Moduli Stabilization with the String Higgs Effect

TL;DR

The paper addresses the cosmological moduli problem by leveraging the string Higgs effect at enhanced symmetry points to dynamically stabilize the radion at the self-dual radius $R=\sqrt{\alpha^{\prime}}$. It develops the spectrum and Higgs-like mass generation near ESPs, then derives an effective radion potential from backreaction of ESP states in a time-dependent background, with stabilization aided by Hubble friction. The mechanism provides a concrete route to fix the compactification scale and suggests compatibility with brane inflation or flux compactifications, pending incorporation of non-Abelian interactions and explicit model-building.
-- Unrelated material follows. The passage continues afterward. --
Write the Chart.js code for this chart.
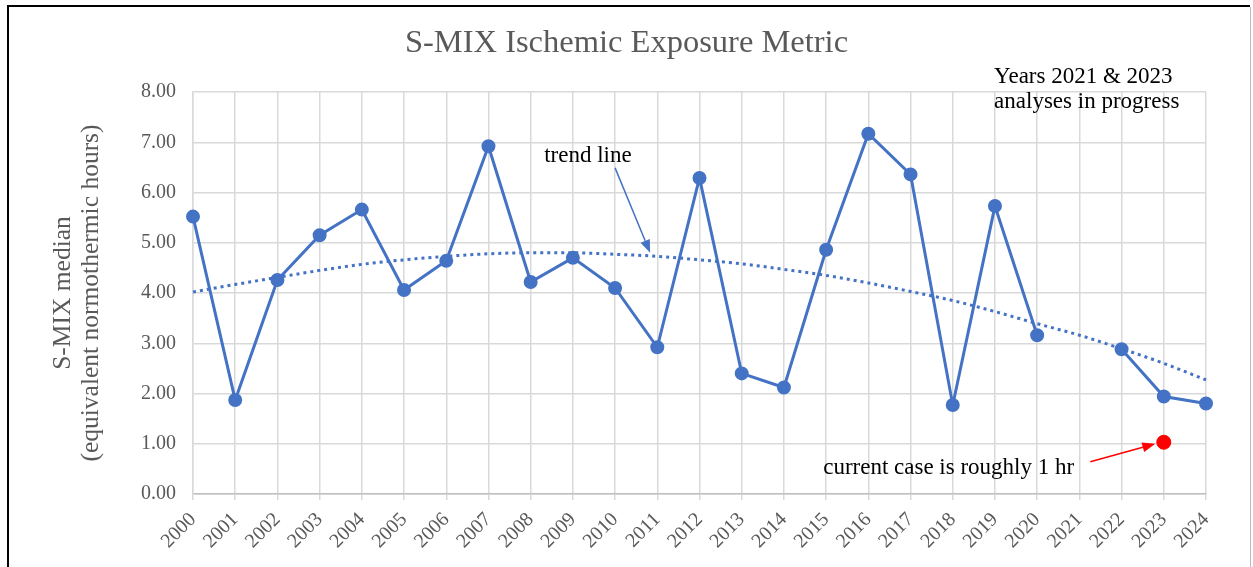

Overall, it highlights the necessity of including ESP states in low-energy actions and offers a cosmology-friendly path to moduli stabilization in string theory.

Abstract

We review the notion of the Higgs effect in the context of string theory. We find that by including this effect in time dependent backgrounds, one is led to a natural mechanism for stabilizing moduli at points of enhanced gauge symmetry. We consider this mechanism for the case of the radion (size of the extra dimensions) and find that as decompactification of the large spatial dimensions takes place the radion will remain stabilized at the self dual radius. We discuss how this mechanism can be incorporated into models of string cosmology and brane inflation to resolve some outstanding problems. We also address some issues regarding which string states should be included when constructing low energy actions in string cosmology.